The hall would eventually host shows by acts such as Flaming Lips, Helmut, Gwar, and Nirvana among many others. “It was impossible to wreck,” says Harper. “Pretty much bomb proof. And a lot of bombs went off in there.”
Harper adds that that that time in his life important in shaping the person he is today. “We were 16-years-old and had an album out. It was like, ‘Well, we can do whatever we want. Even if we are kids.’ We put together tours and drove off into the great American wilderness,” he says. “The attitude we had is one that can carry over after you stop playing music.”

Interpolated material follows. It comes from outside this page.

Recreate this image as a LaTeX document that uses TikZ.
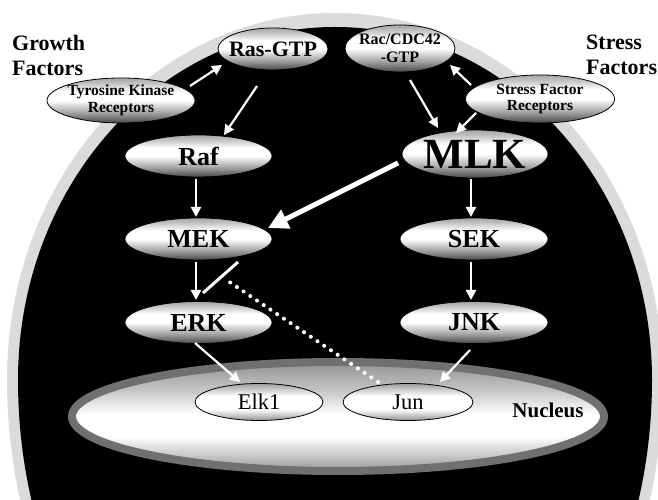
\documentclass[tikz,border=0pt]{standalone}
\usepackage{fontspec}
\setmainfont{Liberation Serif}
\usetikzlibrary{shapes.geometric,arrows.meta,calc}
\pgfdeclareverticalshading{nodeshade}{100bp}{color(0bp)=(black!72); color(25bp)=(black!72); color(36bp)=(gray!75); color(50bp)=(white); color(60bp)=(white); color(70bp)=(gray!50); color(75bp)=(gray!70); color(100bp)=(gray!70)}
\pgfdeclareverticalshading{smallshade}{100bp}{color(0bp)=(gray!85); color(25bp)=(gray!85); color(40bp)=(white); color(58bp)=(white); color(75bp)=(gray!75); color(100bp)=(gray!75)}
\pgfdeclareverticalshading{nucshade}{100bp}{color(0bp)=(gray!80); color(25bp)=(gray!80); color(33bp)=(gray!40); color(41bp)=(white); color(51bp)=(white); color(62bp)=(gray!45); color(75bp)=(gray!85); color(100bp)=(gray!85)}
\begin{document}
\begin{tikzpicture}[x=1pt,y=1pt,
  cellnode/.style={ellipse, draw=black, line width=0.8pt, shading=nodeshade, inner sep=-30pt, outer sep=0pt, align=center, font=\bfseries\fontsize{26}{28}\selectfont, minimum width=147pt, minimum height=42pt},
  recnode/.style={cellnode, font=\bfseries\fontsize{15.5}{16.5}\selectfont},
  smallnode/.style={ellipse, draw=black, line width=0.8pt, shading=smallshade, inner sep=-30pt, outer sep=0pt, font=\fontsize{22.5}{24}\selectfont, minimum width=128pt, minimum height=37pt},
  nucnode/.style={ellipse, draw=black!56, line width=8pt, shading=nucshade, inner sep=-30pt, minimum width=532pt, minimum height=109pt},
  sidetext/.style={anchor=north west, inner sep=0pt, align=left, font=\bfseries\fontsize{22}{25}\selectfont},
  arr/.style={draw=white, line width=2.2pt, -{Triangle[length=10pt,width=10pt]}},
  bigarr/.style={draw=white, line width=5pt, -{Triangle[length=20pt,width=20pt]}},
  dotinhib/.style={draw=white, line width=4pt, line cap=round, dash pattern=on 0.1pt off 8pt},
  barline/.style={draw=white, line width=3pt}
]
\useasboundingbox (0,0) rectangle (658,500);
\begin{scope}
  \clip (0,0) rectangle (658,500);
  \fill[gray!28] (7,120) arc[start angle=180, end angle=0, x radius=328, y radius=367]
     arc[start angle=0, end angle=-180, x radius=328, y radius=426] -- cycle;
  \fill[black] (18,120) arc[start angle=180, end angle=0, x radius=317, y radius=353]
     arc[start angle=0, end angle=-180, x radius=317, y radius=415] -- cycle;
\end{scope}

% nucleus
\node[nucnode] (nuc) at (338,83.5) {};
\node[font=\bfseries\fontsize{21}{23}\selectfont] (nuclbl) at (548,90) {Nucleus};

% side texts
\node[sidetext] (gf) at (12,465) {Growth\\Factors};
\node[sidetext] (sf) at (586,465) {Stress\\Factors};

% nodes
\node[cellnode, font=\bfseries\fontsize{22}{24}\selectfont, minimum width=110pt, minimum height=42pt] (ras) at (273,451) {Ras-GTP};
\node[recnode, font=\bfseries\fontsize{16}{18}\selectfont, minimum width=110pt, minimum height=47pt] (rac) at (400,451.5) {Rac/CDC42\\-GTP};
\node[recnode, minimum width=148pt, minimum height=45pt] (tkr) at (121,399.5) {Tyrosine Kinase\\Receptors};
\node[recnode, minimum width=149pt, minimum height=48pt] (sfr) at (540,401) {Stress Factor\\Receptors};
\node[cellnode] (raf) at (198.5,344) {Raf};
\node[cellnode, font=\bfseries\fontsize{43}{45}\selectfont, minimum width=146pt, minimum height=48pt] (mlk) at (475,346) {MLK};
\node[cellnode] (mek) at (198.5,261) {MEK};
\node[cellnode, minimum width=148pt] (sek) at (474,261) {SEK};
\node[cellnode] (erk) at (198.5,177.5) {ERK};
\node[cellnode, minimum width=148pt] (jnk) at (474,177.5) {JNK};
\node[smallnode] (elk) at (259,98) {Elk1};
\node[smallnode, minimum width=130pt] (jun) at (408,98) {Jun};

% connectors
\draw[arr] ($(tkr)+(69,14.5)$) -- ($(ras)+(-51,-16)$);
\draw[arr] ($(ras)+(-16,-37)$) -- ($(raf)+(25.5,21)$);
\draw[arr] ($(sfr)+(-69,14)$) -- ($(rac)+(50,-16.5)$);
\draw[arr] ($(rac)+(10,-31.5)$) -- ($(mlk)+(-37,26)$);
\draw[arr] ($(sfr)+(-64,-14)$) -- ($(mlk)+(-19,21)$);
\draw[bigarr] ($(mlk)+(-77,-9)$) -- ($(mek)+(69.5,11)$);
\draw[arr] ($(raf)+(-2.5,-23)$) -- ($(mek)+(-2.5,22)$);
\draw[arr] ($(mlk)+(-4,-25)$) -- ($(sek)+(-3,22)$);
\draw[arr] ($(mek)+(-2.5,-23)$) -- ($(erk)+(-2.5,22.5)$);
\draw[arr] ($(sek)+(-3,-23)$) -- ($(jnk)+(-3,22.5)$);
\draw[arr] ($(erk)+(-3.5,-20.5)$) -- ($(elk)+(-19,20)$);
\draw[arr] ($(jnk)+(-4,-27.5)$) -- ($(jun)+(32,20)$);
\draw[dotinhib] ($(jun)+(-30,20)$) -- ($(mek)+(28,-41)$);
\draw[barline] ($(mek)+(39.5,-23)$) -- ($(mek)+(4.5,-54)$);
\end{tikzpicture}
\end{document}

The Micronotz were coming to an end in 1985 even if the band wasn’t fully aware of it at the time. There was one more album to record, Forty Fingers, released on the Homestead label, which ushered in a marked change in sound. “That was just a natural progression for us. Hüsker Dü was blowing up, The Replacements were really big and we played with them all the time,” Harper recalls. Jay Hauptli had come into the fold as vocalist by that time and brought a sense of maturity and an appreciation for hard rock to the fold. “His voice was so deep that it changed the way things sounded,” he continues.
By the following year the group was officially over. “I think we got confused and tired,” Harper says now. “Being in a band took over our lives a little bit.” Harper and a few of the other members were in college then. There were full and part-time jobs and commitments outside the band filling their lives. “It was Yoko Ono’s fault,” he jokes.
Bassist David Dale, who died in 1993, had some success in a band called Kelly Girls and, later, Joe Worker. Steve Eddy continues to gig to this day and Harper played in various groups, including Pedaljets.
The Micronotz played together in 2006, reuniting to open for The Embarrassment at Lawrence gig. “We thought it would be kind of fitting if we did the same thing the first time we played, which was slip in there, play four or five songs and get off the stage,” he says. The band brought along Pedaljets bassist Matt Kessler and continued for a few gigs afterward. “That was probably a mistake,” Harper says. “We should have left it at The Embarrassment show.”
Harper is aware that there’s a new fan base today and one that will likely grow with a new reissue campaign from Bar/None underway. That there are new fans of The Micronotz, he says, isn’t that much of a surprise.
“The big thing that happened was Nirvana,” Harper says. “All of a sudden, those sounds were OK. Even popular. I think that that had a lot to do with people finding us. It’s like anything else: When I first heard the Ramones, I started wondering, ‘Where did this come from?’ It was alien stuff. But you look into it, you find the Stooges and MC5, everything that influenced the Ramones. I’m sure that a lot of the interest in us that came later was from people listening to later music and wondering where it came from.”